▸ **Supplied records**
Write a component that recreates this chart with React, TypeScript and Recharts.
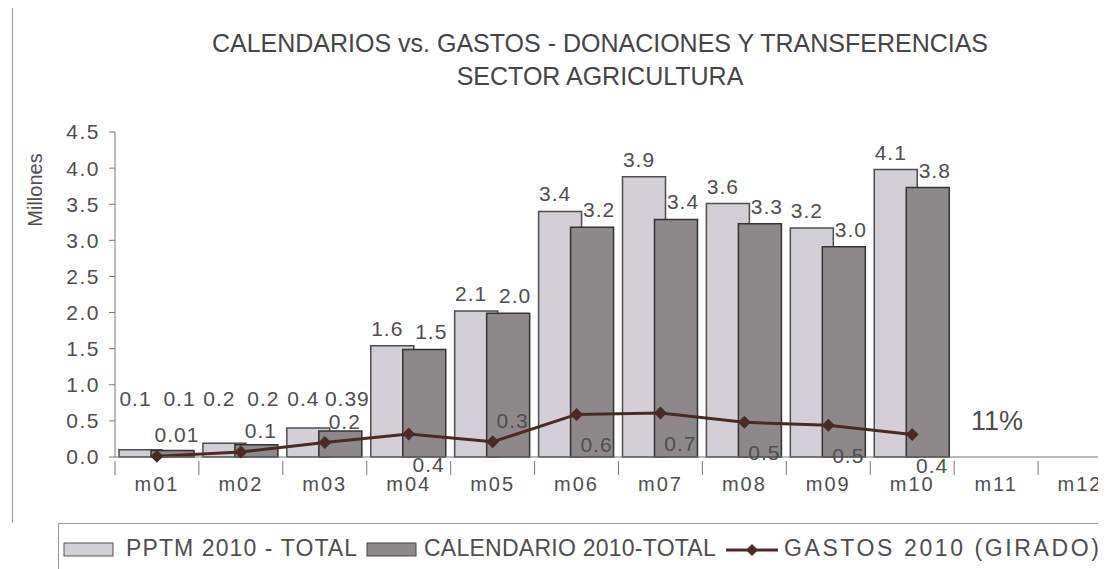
import { ComposedChart, Bar, Line, XAxis, YAxis, LabelList } from 'recharts';

const months = ['m01', 'm02', 'm03', 'm04', 'm05', 'm06', 'm07', 'm08', 'm09', 'm10', 'm11', 'm12'];
const pptm = [0.1, 0.19, 0.4, 1.54, 2.02, 3.4, 3.88, 3.51, 3.17, 3.98, null, null];
const calendario = [0.09, 0.17, 0.36, 1.49, 1.99, 3.18, 3.29, 3.23, 2.91, 3.73, null, null];
const gastos = [0.01, 0.07, 0.2, 0.32, 0.21, 0.59, 0.61, 0.48, 0.44, 0.31, null, null];
const pptmLabels = ['0.1', '0.2', '0.4', '1.6', '2.1', '3.4', '3.9', '3.6', '3.2', '4.1', '', ''];
const calLabels = ['0.1', '0.2', '0.39', '1.5', '2.0', '3.2', '3.4', '3.3', '3.0', '3.8', '', ''];
const gastosLabels = ['0.01', '0.1', '0.2', '0.4', '0.3', '0.6', '0.7', '0.5', '0.5', '0.4', '', ''];
const yTicks = [0, 0.5, 1, 1.5, 2, 2.5, 3, 3.5, 4, 4.5];

const data = months.map((m, i) => ({
  month: m,
  pptm: pptm[i],
  cal: calendario[i],
  gastos: gastos[i],
  pptmLabel: pptmLabels[i],
  calLabel: calLabels[i],
  gastosLabel: gastosLabels[i],
}));

const FONT = '"Liberation Sans", Arial, sans-serif';
const TEXT = '#4e4e4e';
const PPTM_FILL = '#d2cfd6';
const CAL_FILL = '#8d898b';
const LINE = '#4a2a24';
const BAND = (1114 - 107) / months.length;
const AXIS_Y = 449;

const XTick = (props: any) => {
  const { x, y, payload } = props;
  return (
    <g>
      <line x1={x - BAND / 2} x2={x - BAND / 2} y1={y - 4} y2={y + 10} stroke="#777" />
      <text x={x} y={y + 26} textAnchor="middle" fontSize={20} fill={TEXT} fontFamily={FONT} letterSpacing={2}>
        {payload.value}
      </text>
    </g>
  );
};

// bar labels sit above the bar, lifted clear of the line for the small bars
const makeBarLabel = (dx: number) => (props: any) => {
  const { x, y, width, value } = props;
  if (!value) return null;
  return (
    <text
      x={x + width / 2 + dx}
      y={Math.min(y - 10, 398)}
      textAnchor="middle"
      fontSize={21}
      fill={TEXT}
      fontFamily={FONT}
      letterSpacing={1}
    >
      {value}
    </text>
  );
};
const pptmLabel = makeBarLabel(-5);
const calLabel = makeBarLabel(7);

const lineLabel = (props: any) => {
  const { x, y, value } = props;
  if (!value) return null;
  const below = y + 38;
  const ty = below > AXIS_Y + 17 ? y - 14 : below;
  return (
    <text x={x + 20} y={ty} textAnchor="middle" fontSize={21} fill={TEXT} fontFamily={FONT} letterSpacing={1}>
      {value}
    </text>
  );
};

const Diamond = (props: any) => {
  const { cx, cy, index } = props;
  if (cx == null || cy == null || props.value == null) return <g key={index} />;
  const r = 6.5;
  return (
    <polygon
      key={index}
      points={`${cx},${cy - r} ${cx + r},${cy} ${cx},${cy + r} ${cx - r},${cy}`}
      fill={LINE}
    />
  );
};

const legendText = { position: 'absolute' as const, top: 11, fontSize: 23 };

const LegendBox = () => (
  <div
    style={{
      position: 'absolute',
      left: 50,
      top: 515,
      width: 1100,
      height: 60,
      borderTop: '1px solid #9a9a9a',
      borderLeft: '1px solid #9a9a9a',
      fontFamily: FONT,
      color: TEXT,
      whiteSpace: 'nowrap',
    }}
  >
    <svg width={52} height={16} style={{ position: 'absolute', left: 4, top: 18 }}>
      <rect x={1} y={1} width={49} height={13} fill={PPTM_FILL} stroke="#555" />
    </svg>
    <span style={{ ...legendText, left: 67, letterSpacing: 1.1 }}>PPTM 2010 - TOTAL</span>
    <svg width={52} height={16} style={{ position: 'absolute', left: 307, top: 18 }}>
      <rect x={1} y={1} width={49} height={13} fill={CAL_FILL} stroke="#444" />
    </svg>
    <span style={{ ...legendText, left: 365, letterSpacing: 0.25 }}>CALENDARIO 2010-TOTAL</span>
    <svg width={52} height={16} style={{ position: 'absolute', left: 667, top: 18 }}>
      <line x1={0} x2={52} y1={8} y2={8} stroke={LINE} strokeWidth={3} />
      <polygon points="26,2 32,8 26,14 20,8" fill={LINE} />
    </svg>
    <span style={{ ...legendText, left: 725, letterSpacing: 2.6 }}>GASTOS 2010 (GIRADO)</span>
  </div>
);

export default function App() {
  return (
    <div style={{ position: 'relative', width: 1098, height: 561, overflow: 'hidden', background: '#fff' }}>
      <div style={{ position: 'absolute', left: 4, top: 0, width: 1, height: 515, background: '#9a9a9a' }} />
      <div
        style={{
          position: 'absolute',
          left: 592,
          top: 19,
          transform: 'translateX(-50%)',
          textAlign: 'center',
          whiteSpace: 'nowrap',
          fontFamily: '"Liberation Sans Narrow", "Liberation Sans", Arial, sans-serif',
          fontSize: 25,
          lineHeight: '33px',
          color: '#454545',
        }}
      >
        CALENDARIOS vs. GASTOS - DONACIONES Y TRANSFERENCIAS
        <br />
        SECTOR AGRICULTURA
      </div>
      <ComposedChart
        width={1130}
        height={561}
        data={data}
        margin={{ top: 124, right: 16, bottom: 72, left: 47 }}
        barSize={43}
        barGap={-11}
      >
        <XAxis
          dataKey="month"
          height={40}
          tick={<XTick />}
          tickLine={false}
          axisLine={{ stroke: '#777' }}
          interval={0}
        />
        <YAxis
          width={60}
          domain={[0, 4.5]}
          ticks={yTicks}
          tickFormatter={(v: number) => v.toFixed(1)}
          tick={{ fontSize: 21, fill: TEXT, fontFamily: FONT, letterSpacing: 1.5 }}
          tickSize={6}
          tickMargin={9}
          axisLine={{ stroke: '#777' }}
          tickLine={{ stroke: '#777' }}
          label={() => (
            <text
              x={29}
              y={182}
              transform="rotate(-90, 29, 182)"
              textAnchor="middle"
              dominantBaseline="middle"
              fontSize={20}
              fill={TEXT}
              fontFamily={FONT}
            >
              Millones
            </text>
          )}
        />
        <Bar dataKey="pptm" fill={PPTM_FILL} stroke="#4d4d4d" strokeWidth={1.5} isAnimationActive={false}>
          <LabelList dataKey="pptmLabel" content={pptmLabel} />
        </Bar>
        <Bar dataKey="cal" fill={CAL_FILL} stroke="#333" strokeWidth={1.5} isAnimationActive={false}>
          <LabelList dataKey="calLabel" content={calLabel} />
        </Bar>
        <Line
          dataKey="gastos"
          stroke={LINE}
          strokeWidth={3}
          dot={<Diamond />}
          activeDot={false}
          isAnimationActive={false}
        >
          <LabelList dataKey="gastosLabel" content={lineLabel} />
        </Line>
      </ComposedChart>
      <div
        style={{
          position: 'absolute',
          left: 989,
          top: 398,
          transform: 'translateX(-50%)',
          fontFamily: FONT,
          fontSize: 27,
          color: TEXT,
        }}
      >
        11%
      </div>
      <LegendBox />
    </div>
  );
}
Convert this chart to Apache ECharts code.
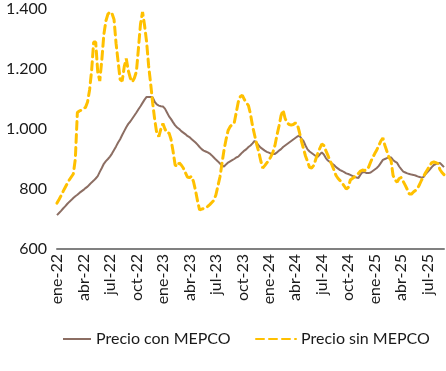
<!DOCTYPE html>
<html>
<head>
<meta charset="utf-8">
<script src="https://cdn.jsdelivr.net/npm/echarts@6/dist/echarts.min.js"></script>
<style>
html,body{margin:0;padding:0;background:#fff;}
#chart{width:446px;height:371px;}
</style>
</head>
<body>
<div id="chart"></div>
<script>
// Weekly observations, starting the week of 2022-01-03
const startDate = '2022-01-03';
const tickLabels = ['ene-22','abr-22','jul-22','oct-22','ene-23','abr-23','jul-23','oct-23','ene-24','abr-24','jul-24','oct-24','ene-25','abr-25','jul-25'];
const seriesNames = ['Precio con MEPCO', 'Precio sin MEPCO'];

const precioConMepco = [
713,720,727,735,742,750,757,763,770,776,
781,787,792,797,803,808,815,822,828,835,
843,857,870,884,893,900,908,918,930,942,
955,966,980,993,1006,1017,1025,1035,1045,1055,
1066,1076,1087,1098,1107,1107,1107,1105,1090,1082,
1078,1076,1075,1068,1055,1042,1033,1022,1012,1005,
1000,993,988,983,977,973,967,961,955,948,
940,933,928,925,922,918,912,905,898,892,
885,878,875,882,888,892,896,900,905,908,
915,922,928,933,940,945,952,960,955,945,
938,933,928,924,921,918,917,917,922,928,
933,940,945,950,955,960,965,970,975,978,
968,960,945,932,925,920,915,910,907,915,
922,915,903,895,890,885,880,873,868,863,
860,856,852,850,847,844,841,838,837,848,
856,856,853,853,855,860,865,870,877,887,
897,900,903,906,905,897,891,887,875,866,
858,855,852,850,848,847,845,842,840,838,
840,850,857,865,873,880,883,886,887,880,
873
];

const precioSinMepco = [
753,765,778,792,805,818,830,840,850,900,
1055,1060,1063,1068,1072,1090,1130,1195,1290,1290,
1190,1160,1230,1315,1360,1383,1390,1385,1365,1285,
1225,1165,1160,1207,1235,1195,1170,1157,1170,1192,
1270,1350,1390,1345,1290,1210,1150,1085,1030,985,
975,1000,1018,1000,987,987,965,925,880,875,
887,880,870,855,840,838,842,825,795,760,
730,733,735,737,742,748,755,762,780,810,
840,885,930,965,995,1008,1015,1020,1055,1090,
1108,1112,1098,1088,1078,1050,1010,980,950,925,
895,870,878,887,895,908,922,945,980,1010,
1045,1063,1035,1020,1015,1013,1015,1020,1015,990,
960,935,910,892,872,870,878,898,918,935,
950,945,928,912,895,880,863,845,835,828,
820,810,800,805,830,835,840,845,852,860,
863,862,863,873,890,905,918,930,945,960,
970,945,925,905,895,845,830,823,835,838,
825,812,798,783,783,790,795,802,815,830,
842,855,866,877,888,890,888,885,865,855,
848
];

// Build weekly category dates
const categories = [];
{
  const d0 = new Date(startDate + 'T00:00:00Z');
  for (let i = 0; i < precioConMepco.length; i++) {
    const d = new Date(d0.getTime() + i * 7 * 86400000);
    categories.push(d.toISOString().slice(0, 10));
  }
}

// Map each tick label to the week closest to the 1st of that month
const monthAbbr = ['ene','feb','mar','abr','may','jun','jul','ago','sep','oct','nov','dic'];
const labelAt = new Map();
tickLabels.forEach(function (lab) {
  const parts = lab.split('-');
  const m = monthAbbr.indexOf(parts[0]);
  const y = 2000 + parseInt(parts[1], 10);
  const target = Date.UTC(y, m, 1);
  let best = 0, bestDiff = Infinity;
  categories.forEach(function (c, i) {
    const diff = Math.abs(new Date(c + 'T00:00:00Z').getTime() - target);
    if (diff < bestDiff) { bestDiff = diff; best = i; }
  });
  labelAt.set(best, lab);
});

const FONT = 'Lato';
const chart = echarts.init(document.getElementById('chart'), null, { renderer: 'canvas' });
chart.setOption({
  animation: false,
  backgroundColor: '#ffffff',
  grid: { left: 57, right: 2, top: 9, bottom: 122, containLabel: false },
  legend: [
    {
      data: [seriesNames[0]],
      left: 57, top: 326,
      itemWidth: 28, itemHeight: 14, itemGap: 5,
      itemStyle: { opacity: 0 },
      textStyle: { fontFamily: FONT, fontSize: 16, color: '#1a1a1a' }
    },
    {
      data: [seriesNames[1]],
      left: 250, top: 326,
      itemWidth: 40, itemHeight: 14, itemGap: 5,
      itemStyle: { opacity: 0 },
      textStyle: { fontFamily: FONT, fontSize: 16, color: '#1a1a1a' }
    }
  ],
  xAxis: {
    type: 'category',
    data: categories,
    boundaryGap: false,
    axisLine: { show: true, lineStyle: { color: '#808080', width: 2 } },
    axisTick: { show: false },
    splitLine: { show: false },
    axisLabel: {
      rotate: 90,
      margin: 5,
      interval: function (idx) { return labelAt.has(idx); },
      formatter: function (v, idx) { return labelAt.get(idx) || ''; },
      fontFamily: FONT, fontSize: 16, color: '#1a1a1a'
    }
  },
  yAxis: {
    type: 'value',
    min: 600, max: 1400, interval: 200,
    axisLine: { show: false },
    axisTick: { show: false },
    splitLine: { show: false },
    axisLabel: {
      margin: 10,
      fontFamily: FONT, fontSize: 16, color: '#1a1a1a',
      formatter: function (v) { return String(v).replace(/\B(?=(\d{3})+(?!\d))/g, '.'); }
    }
  },
  series: [
    {
      name: seriesNames[0],
      type: 'line',
      data: precioConMepco,
      symbol: 'none',
      itemStyle: { color: '#8c6e63' },
      lineStyle: { color: '#8c6e63', width: 2 },
      z: 2
    },
    {
      name: seriesNames[1],
      type: 'line',
      data: precioSinMepco,
      symbol: 'none',
      itemStyle: { color: '#FFC000' },
      lineStyle: { color: '#FFC000', width: 3, type: [8, 5], cap: 'round' },
      z: 3
    }
  ]
});
</script>
</body>
</html>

▸ **To do**
Restate, line by line and word for word, everything from the top of the material through the line that contains "XAxis, YAxis, LabelList". Leave pictures out.

▸ **Correct output**
Write a component that recreates this chart with React, TypeScript and Recharts.
import { ComposedChart, Bar, Line, XAxis, YAxis, LabelList } from 'recharts';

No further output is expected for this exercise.